Plant pansies and petunias, geraniums, hollyhocks, daisies, daffodils, lilies, cosmos, and verbena to fill east or south-facing balcony gardens with color. You can raise these annuals from seed or purchase young plants from a garden center. Sun-loving vegetables include: tomatoes, peppers, and pole beans, which can be staked so they do not take up much room. They need six to eight hours of bright light.

Plants for shady exposures

Shady balconies are tranquil places that can be brightened with summer-flowering annuals like pink, white, and orange impatiens, fuchsias, larkspur, and torenia, the wishbone flower. Bleeding hearts in hanging pots are useful backdrops for a balcony garden. For perennials, flowers that bloom year after year, choose: periwinkle, lily of the valley, Jacob’s ladder, violets, and blue forget-me-nots. Vegetables that cope with shade: carrots, scallions, and cabbage.

Plants for the tiny balcony

A vine or an espalier tree can climb from a narrow trough flush with the wall. Suspend flowering plants in hanging baskets from an awning or roof.

 

Water is the Balcony Gardener's Watchword; photo courtesy of Flickr cc/Chichacha

Water is the balcony gardener's watchword; photo courtesy of Flickr cc/Chichacha

The Balcony Garden and the Elements ―Temperature, Wind, and Water

A balcony garden faces more challenges from the elements than gardens planted on earth. Sunlight on your balcony raises the temperature in its small space and can play havoc with humidity too. Strong wind and sparse water from rainfall are other elements that you cannot control, but you can lessen their effects in your growing environment.

Temperature and Light

The sun is hotter on south-facing balconies. Lower the temperature on your balcony by spraying water on its floors and walls late afternoons, if possible.

North-facing balconies capture only two hours light a day, getting most from mid-March through the end of June, when the sun moves north in the sky and days get longer.

Tip: Add more light to a north-facing garden by adding mirrors and painting the walls a light color to increase the reflected light.

Wind: Everchanging

Wind courses around buildings, knocks over containers, and rips at a plant’s tender leaves. Is your balcony on the 3rd floor or the 40th? The higher the balcony, the stronger the wind. If your plants are wilting, they may be telling you that wind is causing stress. An open-textured screen, a plastic barrier, or a living hedge protects plants on an open balcony buffeted by wind. Check to see if your apartment restricts enclosures on a balcony. If so, permeable chicken wire covered by climbing vines offer protections.

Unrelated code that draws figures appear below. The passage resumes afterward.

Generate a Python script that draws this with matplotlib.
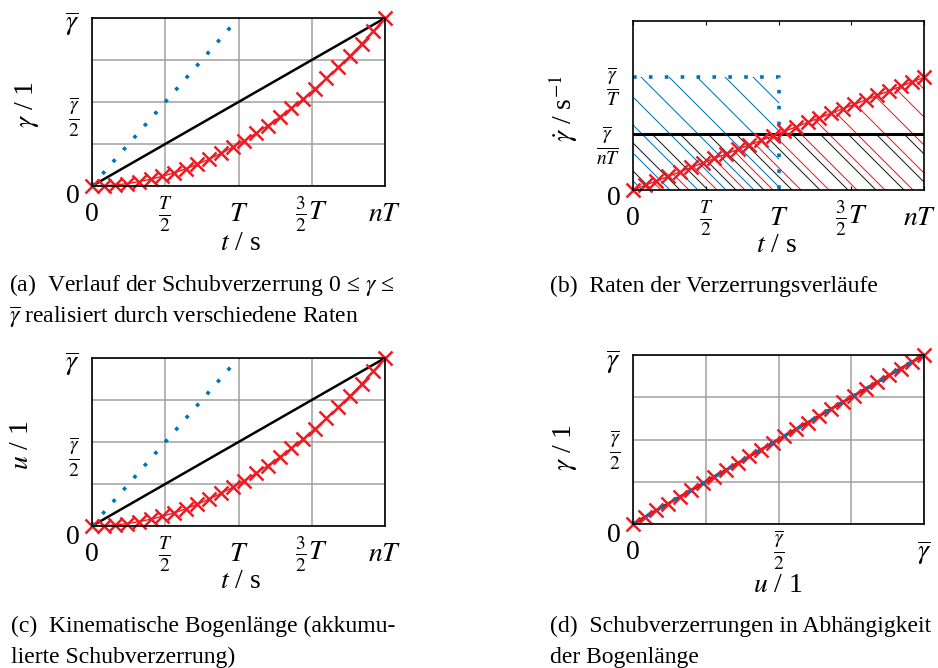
import numpy as np
import matplotlib
matplotlib.use("Agg")
import matplotlib.pyplot as plt
from matplotlib.collections import LineCollection
from matplotlib.transforms import IdentityTransform, ScaledTranslation

plt.rcParams['font.family'] = ['Liberation Serif', 'DejaVu Serif']
plt.rcParams['mathtext.fontset'] = 'stix'

# Zeit in Einheiten von T (nT = 2T), Werte in Einheiten von gamma_quer
t_rot = [0.00, 0.08, 0.16, 0.24, 0.32, 0.40, 0.48, 0.56, 0.64, 0.72, 0.80, 0.88, 0.96,
         1.04, 1.12, 1.20, 1.28, 1.36, 1.44, 1.52, 1.60, 1.68, 1.76, 1.84, 1.92, 2.00]
gamma_rot = [0.000, 0.002, 0.006, 0.014, 0.026, 0.040, 0.058, 0.078, 0.102, 0.130, 0.160,
             0.194, 0.230, 0.270, 0.314, 0.360, 0.410, 0.462, 0.518, 0.578, 0.640, 0.706,
             0.774, 0.846, 0.922, 1.000]
t_blau = [0, 1]
gamma_blau = [0, 1]
t_schwarz = [0, 2]
gamma_schwarz = [0, 1]

# Raten in Einheiten von gamma_quer/(nT)
rate_rot = [0.00, 0.08, 0.16, 0.24, 0.32, 0.40, 0.48, 0.56, 0.64, 0.72, 0.80, 0.88, 0.96,
            1.04, 1.12, 1.20, 1.28, 1.36, 1.44, 1.52, 1.60, 1.68, 1.76, 1.84, 1.92, 2.00]
t_rate_blau = [0, 1, 1]
rate_blau = [2, 2, 0]
t_rate_schwarz = [0, 2]
rate_schwarz = [1, 1]

# (d) gamma ueber u
u_rot = [0.00, 0.04, 0.08, 0.12, 0.16, 0.20, 0.24, 0.28, 0.32, 0.36, 0.40, 0.44, 0.48,
         0.52, 0.56, 0.60, 0.64, 0.68, 0.72, 0.76, 0.80, 0.84, 0.88, 0.92, 0.96, 1.00]
u_linie = [0, 1]
gamma_linie = [0, 1]

t_ticks = [0, 0.5, 1, 1.5, 2]
t_labels = ['0', r'$\frac{T}{2}$', r'$T$', r'$\frac{3}{2}T$', r'$nT$']
g_ticks = [0, 0.25, 0.5, 0.75, 1]
g_labels = ['0', '', r'$\frac{\overline{\gamma}}{2}$', '', r'$\overline{\gamma}$']
r_ticks = [0, 1, 2]
r_labels = ['0', r'$\frac{\overline{\gamma}}{nT}$', r'$\frac{\overline{\gamma}}{T}$']

BLAU = '#0072BD'
ROT = '#ED1C24'
W, H = 938, 668
FS = 17        # Bildunterschriften
FS_ACHSE = 20  # Achsen / Ticks

fig = plt.figure(figsize=(W / 100, H / 100), dpi=100)

def px_axes(l, t, r, b):
    return fig.add_axes([l / W, 1 - b / H, (r - l) / W, (b - t) / H])

def fig_text(x, y, s, fs=FS, **kw):
    fig.text(x / W, 1 - y / H, s, fontsize=fs, **kw)

def rahmen(ax, gitter=True):
    for sp in ax.spines.values():
        sp.set_linewidth(1.2)
    if gitter:
        ax.grid(True, color='#a0a0a0', lw=1.1)
        ax.set_axisbelow(True)
    ax.tick_params(length=0, labelsize=FS_ACHSE)
    ax.tick_params(axis='x', pad=25)
    ax.tick_params(axis='y', pad=9)
    for lab in ax.get_xticklabels():
        lab.set_verticalalignment('baseline')

def verschieben(lab, dx, dy):
    # Beschriftung um (dx, dy) Pixel verschieben, dy nach unten
    lab.set_transform(lab.get_transform() + ScaledTranslation(dx / 100, -dy / 100, fig.dpi_scale_trans))

def y_labels_runter(ax, dys):
    for lab, dy in zip(ax.get_yticklabels(), dys):
        verschieben(lab, 0, dy)

def verlauf(ax):
    ax.plot(t_schwarz, gamma_schwarz, color='black', lw=1.8)
    ax.plot(t_rot, gamma_rot, color=ROT, lw=1, marker='x', ms=9.5, mew=1.8, clip_on=False)
    ax.plot(t_blau, gamma_blau, color=BLAU, lw=2.6, dashes=(1, 3.4))
    ax.set_xlim(0, 2)
    ax.set_ylim(0, 1)
    ax.set_xticks(t_ticks, t_labels)
    ax.set_yticks(g_ticks, g_labels)
    rahmen(ax)
    y_labels_runter(ax, [8, 0, 9, 0, 2])

def schraffur(ax, xs, ys, color, offset):
    coll = ax.fill_between(xs, ys, 0, facecolor='none', edgecolor='none')
    segs = [[(c, H), (c + H, 0)] for c in np.arange(-H + offset, W, 28)]
    lc = LineCollection(segs, colors=color, lw=0.75, transform=IdentityTransform())
    ax.add_collection(lc, autolim=False)
    lc.set_clip_path(coll.get_paths()[0], ax.transData)

# (a)
ax_a = px_axes(92, 18, 385, 186)
verlauf(ax_a)
fig_text(27, 104, r'$\gamma$ / 1', FS_ACHSE, rotation=90, ha='center', va='center')
fig_text(241, 243, r'$t$ / s', FS_ACHSE, ha='center', va='center')

# (b)
ax_b = px_axes(633, 21, 924, 190)
schraffur(ax_b, t_rate_blau[:2], rate_blau[:2], BLAU, 0)
schraffur(ax_b, t_rate_schwarz, rate_schwarz, '#222222', 10)
schraffur(ax_b, t_rot, rate_rot, ROT, 19)
ax_b.plot(t_rate_schwarz, rate_schwarz, color='black', lw=2.2)
ax_b.plot(t_rate_blau, rate_blau, color=BLAU, lw=2.6, dashes=(1, 3.4))
ax_b.plot(t_rot, rate_rot, color=ROT, lw=1, marker='x', ms=9.5, mew=1.8, clip_on=False)
ax_b.set_xlim(0, 2)
ax_b.set_ylim(0, 3)
ax_b.set_xticks(t_ticks, t_labels)
ax_b.set_yticks(r_ticks, r_labels)
rahmen(ax_b, gitter=False)
ax_b.tick_params(axis='x', direction='in', length=3, top=True)
y_labels_runter(ax_b, [5, 6, 3])
verschieben(ax_b.get_xticklabels()[-1], -4, 0)
fig_text(563, 108, r'$\dot{\gamma}$ / s$^{-1}$', FS_ACHSE, rotation=90, ha='center', va='center')
fig_text(777, 245, r'$t$ / s', FS_ACHSE, ha='center', va='center')

# (c)
ax_c = px_axes(92, 358, 385, 526)
verlauf(ax_c)
fig_text(22, 445, r'$u$ / 1', FS_ACHSE, rotation=90, ha='center', va='center')
fig_text(241, 582, r'$t$ / s', FS_ACHSE, ha='center', va='center')

# (d)
ax_d = px_axes(633, 355, 924, 524)
ax_d.plot(u_linie, gamma_linie, color='black', lw=1.8)
ax_d.plot(u_rot, u_rot, color=ROT, lw=1, marker='x', ms=9.5, mew=1.8, clip_on=False)
ax_d.plot(u_linie, gamma_linie, color=BLAU, lw=2.6, dashes=(1, 3.4))
ax_d.set_xlim(0, 1)
ax_d.set_ylim(0, 1)
ax_d.set_xticks(g_ticks, g_labels)
ax_d.set_yticks(g_ticks, g_labels)
rahmen(ax_d)
y_labels_runter(ax_d, [8, 0, 4, 0, 3])
fig_text(565, 447, r'$\gamma$ / 1', FS_ACHSE, rotation=90, ha='center', va='center')
fig_text(778, 585, r'$u$ / 1', FS_ACHSE, ha='center', va='center')

# Bildunterschriften
fig_text(9, 291, r'(a)  Verlauf der Schubverzerrung 0 ≤ $\gamma$ ≤', va='baseline')
fig_text(9, 323, r'$\overline{\gamma}$ realisiert durch verschiedene Raten', va='baseline')
fig_text(550, 292, '(b)  Raten der Verzerrungsverläufe', va='baseline')
fig_text(11, 632, '(c)  Kinematische Bogenlänge (akkumu-', va='baseline')
fig_text(11, 663, 'lierte Schubverzerrung)', va='baseline')
fig_text(550, 632, '(d)  Schubverzerrungen in Abhängigkeit', va='baseline')
fig_text(550, 663, 'der Bogenlänge', va='baseline')

fig.savefig('out.png', dpi=100)
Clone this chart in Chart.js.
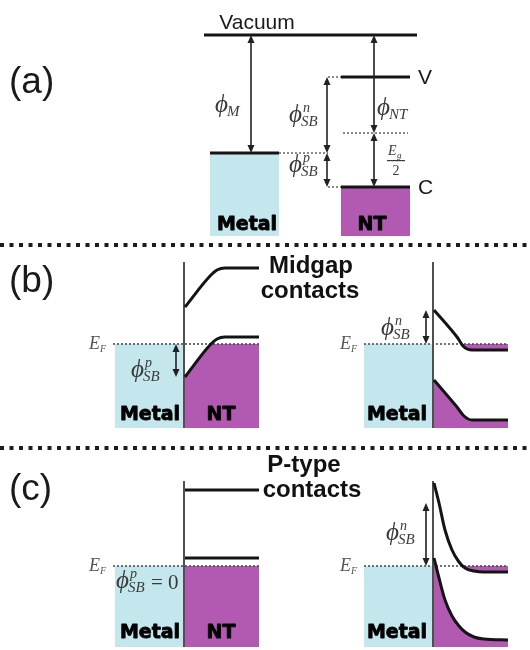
<!DOCTYPE html>
<html>
<head>
<meta charset="utf-8">
<script src="https://cdn.jsdelivr.net/npm/chart.js@4.4.0/dist/chart.umd.min.js"></script>
<style>
  html, body { margin: 0; padding: 0; background: #fff; }
  canvas { display: block; }
</style>
</head>
<body>
<canvas id="bands" width="530" height="650"></canvas>
<script>
// (a) isolated levels, rows counted down from the top
const vacuumLevel = 35;
const metalFermi = 153;
const ntUpperLevel = 77;   // "V"
const ntMidgap = 133;
const ntLowerLevel = 187;  // "C"

// (b), (c): band edges above E_F against distance from the interface
const midgapNtDist = [0, 25, 32, 40, 74];
const midgapNtCB = [37, 68, 74, 76, 76];
const midgapNtVB = [-33, -1, 5, 7, 7];
const midgapMetalDist = [0, 23, 30, 38, 74];
const midgapMetalCB = [34, 7, -3, -6, -6];
const midgapMetalVB = [-36, -63, -72, -76, -76];

const ptypeNtDist = [0, 74];
const ptypeNtCB = [76, 76];
const ptypeNtVB = [8, 8];
const ptypeMetalDist = [0, 5, 11, 18, 25, 31, 40, 50, 74];
const ptypeMetalCB = [83, 63, 36, 16, 4, -2, -5, -6, -6];
const ptypeMetalVB = [8, -12, -34, -50, -60, -66, -71, -73, -74];

// layout of the two lower rows
const fermiB = 344, fermiC = 566;
const bottomB = 428, bottomC = 647;
const topB = 262, topC = 481;
const leftIf = 184, rightIf = 433;
const leftMetalX = 115, rightMetalX = 364;
const bandLen = 74;

const CYAN = '#c3e7ec';
const MAGENTA = '#b25ab2';
const INK = '#141414';
const CLEAR = 'rgba(0,0,0,0)';

function band(ix, dists, energies, ef) {
  return dists.map((d, i) => ({ x: ix + 1 + d, y: ef - energies[i] }));
}
function seg(x1, x2, yv) {
  return [{ x: x1, y: yv }, { x: x2, y: yv }];
}
function stroke(data, color, width, dash, smooth) {
  return {
    data, borderColor: color, borderWidth: width, borderDash: dash || [],
    borderCapStyle: 'butt', fill: false, pointRadius: 0,
    cubicInterpolationMode: smooth ? 'monotone' : 'default', tension: 0
  };
}
function area(data, color, fill) {
  return {
    data, borderWidth: 0, borderColor: CLEAR, backgroundColor: color, fill,
    pointRadius: 0, cubicInterpolationMode: 'monotone', tension: 0
  };
}

const datasets = [];
const DOTS = [2, 2];

// metal and tube regions
datasets.push(area(seg(210, 279, metalFermi), CYAN, { value: 236 }));
datasets.push(area(seg(341, 410, ntLowerLevel), MAGENTA, { value: 236 }));
datasets.push(area(seg(leftMetalX, leftIf, fermiB), CYAN, { value: bottomB }));
datasets.push(area(seg(rightMetalX, rightIf, fermiB), CYAN, { value: bottomB }));
datasets.push(area(seg(leftMetalX, leftIf, fermiC), CYAN, { value: bottomC }));
datasets.push(area(seg(rightMetalX, rightIf, fermiC), CYAN, { value: bottomC }));

// (b) midgap: holes below the valence edge, none above E_F
const vbB = band(leftIf, midgapNtDist, midgapNtVB, fermiB);
datasets.push(area(vbB, MAGENTA, { value: bottomB }));
datasets.push(area(vbB, '#fff', { target: { value: fermiB }, above: '#fff', below: CLEAR }));
const cbBr = band(rightIf, midgapMetalDist, midgapMetalCB, fermiB);
const vbBr = band(rightIf, midgapMetalDist, midgapMetalVB, fermiB);
datasets.push(area(cbBr, MAGENTA, { target: { value: fermiB }, above: CLEAR, below: MAGENTA }));
datasets.push(area(vbBr, MAGENTA, { value: bottomB }));

// (c) p-type
datasets.push(area(seg(leftIf, leftIf + 1 + bandLen, fermiC), MAGENTA, { value: bottomC }));
const cbCr = band(rightIf, ptypeMetalDist, ptypeMetalCB, fermiC);
const vbCr = band(rightIf, ptypeMetalDist, ptypeMetalVB, fermiC);
datasets.push(area(cbCr, MAGENTA, { target: { value: fermiC }, above: CLEAR, below: MAGENTA }));
datasets.push(area(vbCr, MAGENTA, { value: bottomC }));

// dotted guides
datasets.push(stroke(seg(279, 328, metalFermi), '#666', 1.5, DOTS));
datasets.push(stroke(seg(328, 341, ntUpperLevel), '#666', 1.5, DOTS));
datasets.push(stroke(seg(328, 341, ntLowerLevel), '#666', 1.5, DOTS));
datasets.push(stroke(seg(343, 408, ntMidgap), '#666', 1.5, DOTS));
datasets.push(stroke(seg(113, leftIf + 1 + bandLen, fermiB), '#444', 1.5, DOTS));
datasets.push(stroke(seg(rightMetalX, rightIf + 1 + bandLen, fermiB), '#444', 1.5, DOTS));
datasets.push(stroke(seg(113, leftIf + 1 + bandLen, fermiC), '#444', 1.5, DOTS));
datasets.push(stroke(seg(rightMetalX, rightIf + 1 + bandLen, fermiC), '#444', 1.5, DOTS));

// (a) levels
datasets.push(stroke(seg(204, 417, vacuumLevel), INK, 3));
datasets.push(stroke(seg(210, 279, metalFermi), INK, 3));
datasets.push(stroke(seg(341, 410, ntUpperLevel), INK, 3));
datasets.push(stroke(seg(341, 410, ntLowerLevel), INK, 3));

// interfaces
for (const [ix, t, b] of [[leftIf, topB, bottomB], [rightIf, topB, bottomB], [leftIf, topC, bottomC], [rightIf, topC, bottomC]]) {
  datasets.push(stroke([{ x: ix, y: t }, { x: ix, y: b }], '#505050', 2));
}

// band edges
datasets.push(stroke(band(leftIf, midgapNtDist, midgapNtCB, fermiB), INK, 3, null, true));
datasets.push(stroke(vbB, INK, 3, null, true));
datasets.push(stroke(cbBr, INK, 3, null, true));
datasets.push(stroke(vbBr, INK, 3, null, true));
datasets.push(stroke(band(leftIf, ptypeNtDist, ptypeNtCB, fermiC), INK, 3));
datasets.push(stroke(band(leftIf, ptypeNtDist, ptypeNtVB, fermiC), INK, 3));
datasets.push(stroke(cbCr, INK, 3, null, true));
datasets.push(stroke(vbCr, INK, 3, null, true));

// panel separators
datasets.push(stroke(seg(0, 530, 245), '#1c1c1c', 4, [4, 5.5]));
datasets.push(stroke(seg(0, 530, 448), '#1c1c1c', 4, [4, 5.5]));

// later entries paint on top
datasets.forEach((d, i) => { d.order = -i; });

const SERIF = '"Liberation Serif", "DejaVu Serif", serif';
const SANS = '"Liberation Sans", Arial, sans-serif';

function arrow(ctx, px, y1, y2) {
  const head = 8, half = 3.5;
  ctx.strokeStyle = '#222';
  ctx.fillStyle = '#222';
  ctx.lineWidth = 1.6;
  ctx.beginPath();
  ctx.moveTo(px, y1 + head - 1);
  ctx.lineTo(px, y2 - head + 1);
  ctx.stroke();
  ctx.beginPath();
  ctx.moveTo(px, y1); ctx.lineTo(px - half, y1 + head); ctx.lineTo(px + half, y1 + head);
  ctx.closePath(); ctx.fill();
  ctx.beginPath();
  ctx.moveTo(px, y2); ctx.lineTo(px - half, y2 - head); ctx.lineTo(px + half, y2 - head);
  ctx.closePath(); ctx.fill();
}

function phi(ctx, x, base, sub, sup) {
  ctx.fillStyle = '#3a3a3a';
  ctx.textAlign = 'left';
  ctx.textBaseline = 'alphabetic';
  ctx.font = 'italic 25px ' + SERIF;
  ctx.fillText('\u03d5', x, base);
  const w = ctx.measureText('\u03d5').width;
  ctx.font = 'italic 15px ' + SERIF;
  if (sub) ctx.fillText(sub, x + w - 1, base + 4);
  ctx.font = 'italic 14px ' + SERIF;
  if (sup) ctx.fillText(sup, x + w + 1, base - 10);
  return x + w;
}

function fermiLabel(ctx, xr, yv) {
  ctx.fillStyle = '#555';
  ctx.textAlign = 'left';
  ctx.textBaseline = 'alphabetic';
  ctx.font = 'italic 18px ' + SERIF;
  ctx.fillText('E', xr - 17, yv + 5);
  ctx.font = 'italic 10px ' + SERIF;
  ctx.fillText('F', xr - 6, yv + 8);
}

// heavy black caption, thickened with a thin outline
function heavy(ctx, text, cx, base) {
  ctx.fillText(text, cx, base);
  ctx.strokeText(text, cx, base);
}

const annotate = {
  id: 'annotate',
  afterDatasetsDraw(chart) {
    const { ctx, scales: { x, y } } = chart;
    const X = v => x.getPixelForValue(v);
    const Y = v => y.getPixelForValue(v);
    ctx.save();

    // panel tags
    ctx.fillStyle = '#1a1a1a';
    ctx.font = '37px ' + SANS;
    ctx.textAlign = 'left';
    ctx.textBaseline = 'middle';
    ctx.fillText('(a)', 9, 83);
    ctx.fillText('(b)', 9, 282);
    ctx.fillText('(c)', 9, 490);

    // (a) captions
    ctx.font = '21px ' + SANS;
    ctx.textBaseline = 'alphabetic';
    ctx.textAlign = 'center';
    ctx.fillText('Vacuum', 257, 29);
    ctx.textAlign = 'left';
    ctx.textBaseline = 'middle';
    ctx.fillText('V', 418, Y(ntUpperLevel) + 1);
    ctx.fillText('C', 418, Y(ntLowerLevel) + 1);

    // bold region names
    ctx.fillStyle = '#000';
    ctx.strokeStyle = '#000';
    ctx.lineWidth = 0.8;
    ctx.lineJoin = 'round';
    ctx.font = 'bold 19px "DejaVu Sans", sans-serif';
    ctx.textAlign = 'center';
    ctx.textBaseline = 'alphabetic';
    heavy(ctx, 'Metal', 247, 230);
    heavy(ctx, 'NT', 372, 230);
    heavy(ctx, 'Metal', 150, 420);
    heavy(ctx, 'NT', 221, 420);
    heavy(ctx, 'Metal', 397, 420);
    heavy(ctx, 'Metal', 150, 638);
    heavy(ctx, 'NT', 221, 638);
    heavy(ctx, 'Metal', 397, 638);

    ctx.font = 'bold 24px ' + SANS;
    ctx.fillStyle = '#111';
    ctx.fillText('Midgap', 311, 273);
    ctx.fillText('contacts', 310, 298);
    ctx.fillText('P-type', 304, 472);
    ctx.fillText('contacts', 312, 497);

    // (a) arrows and barrier labels
    arrow(ctx, X(251), Y(vacuumLevel), Y(metalFermi));
    arrow(ctx, X(374), Y(vacuumLevel), Y(ntMidgap));
    arrow(ctx, X(374), Y(ntMidgap), Y(ntLowerLevel));
    arrow(ctx, X(327), Y(ntUpperLevel), Y(metalFermi));
    arrow(ctx, X(327), Y(metalFermi), Y(ntLowerLevel));
    phi(ctx, 215, 112, 'M');
    phi(ctx, 289, 122, 'SB', 'n');
    phi(ctx, 377, 115, 'NT');
    phi(ctx, 289, 172, 'SB', 'p');

    ctx.fillStyle = '#3a3a3a';
    ctx.font = 'italic 14px ' + SERIF;
    ctx.textAlign = 'left';
    ctx.fillText('E', 388, 155);
    ctx.font = 'italic 9px ' + SERIF;
    ctx.fillText('g', 397, 158);
    ctx.fillRect(387, 160, 18, 1.2);
    ctx.font = '14px ' + SERIF;
    ctx.textAlign = 'center';
    ctx.fillText('2', 396, 175);

    // (b) and (c) barriers
    arrow(ctx, X(176), Y(fermiB), Y(fermiB - midgapNtVB[0]));
    phi(ctx, 131, 377, 'SB', 'p');
    arrow(ctx, X(426), Y(fermiB - midgapMetalCB[0]), Y(fermiB));
    phi(ctx, 381, 335, 'SB', 'n');
    arrow(ctx, X(426), Y(fermiC - ptypeMetalCB[0]) + 20, Y(fermiC));
    phi(ctx, 386, 540, 'SB', 'n');
    const end = phi(ctx, 116, 588, 'SB', 'p');
    ctx.font = '21px ' + SERIF;
    ctx.fillStyle = '#3a3a3a';
    ctx.textAlign = 'left';
    ctx.fillText('= 0', end + 22, 589);

    fermiLabel(ctx, 106, fermiB);
    fermiLabel(ctx, 357, fermiB);
    fermiLabel(ctx, 106, fermiC);
    fermiLabel(ctx, 357, fermiC);

    ctx.restore();
  }
};

new Chart(document.getElementById('bands'), {
  type: 'line',
  data: { datasets },
  options: {
    responsive: false,
    animation: false,
    layout: { padding: 0 },
    scales: {
      x: { type: 'linear', min: 0, max: 530, display: false },
      y: { type: 'linear', min: 0, max: 650, reverse: true, display: false }
    },
    plugins: { legend: { display: false }, tooltip: { enabled: false } },
    elements: { point: { radius: 0 } }
  },
  plugins: [annotate]
});
</script>
</body>
</html>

Water: The Balcony Gardener’s Watchword

A balcony’s exposures to strong sun and wind demand that its plants be continually watered. Rainfall, which nurtures plants in the ground, evaporates quickly on the small soil surface of containers. Rain may not even find its way to a container’s soil because the plant’s leaf canopy often overhangs the surface beneath. Much-needed rainwater can flow directly onto to the balcony floor rather than into your pots. The balcony gardener must be the main supplier of life-giving water. While larger balcony gardens often have spigots or sprinkler systems, a beginning balcony gardener must work with simpler tools:

• The fastest way to water is to use an easily-coiled nylon hose attached to a kitchen faucet.

• Water the plants, floor, and walls of your balcony with a gentle spray that will not impact the balconies of your neighbors.

• Water by hand with a two-gallon watering can.

• City soot will find its way to your balcony garden, coating a plant’s leaves. Spray the upper and lower surfaces of a plant’s leaves to clean and nourish them.

• Cluster containers close to each other to combat evaporation and water deeply in the morning so that less water is lost to evaporation.

Cultivating the Balcony Garden

Containers and Soil

Think light. Plastic containers are lightest and easiest to move, and as the seasons change and light shifts, you will want to move your containers. The plastic pot, though, is not a complete answer. Winds can blow over a plastic pot and sun quickly dries out its soil. In winter’s cold, a plastic pot will not protect the roots of perennials, so it must be insulated with wrapping. A thick terracotta container may be the most stable and most protective for plants, as well as work-free for you. All pots must have drainage holes at the bottom.

Tip: For better temperature control and stability, place plastic pots inside terracotta containers.

For great drainage, place pots on gravel placed on the balcony floor or on a raised bed. Fill your containers with the soil that comes with the plants you buy. If you need more, add potting soil (organic), which is lighter than garden soil. Pebbles and bark chips are good toppings to stop the soil from drying.

After fall’s frosts, pull up the annual plants but leave the old roots to enrich the soil. Without the plants, the snow and rain will reach the soil and cleanse it for the new growing season to come.

Local Law 11

Note that in accordance with NYC Local Law 11, owners of properties higher than six stories must have exterior walls and appurtenances, such as balconies, inspected every five (5) years.  Although this may not have any bearing on your balcony garden, if you are renting an apartment in NYC it may be helpful to speak with your building's manager or owner about your balcony gardening ambitions before starting a large project.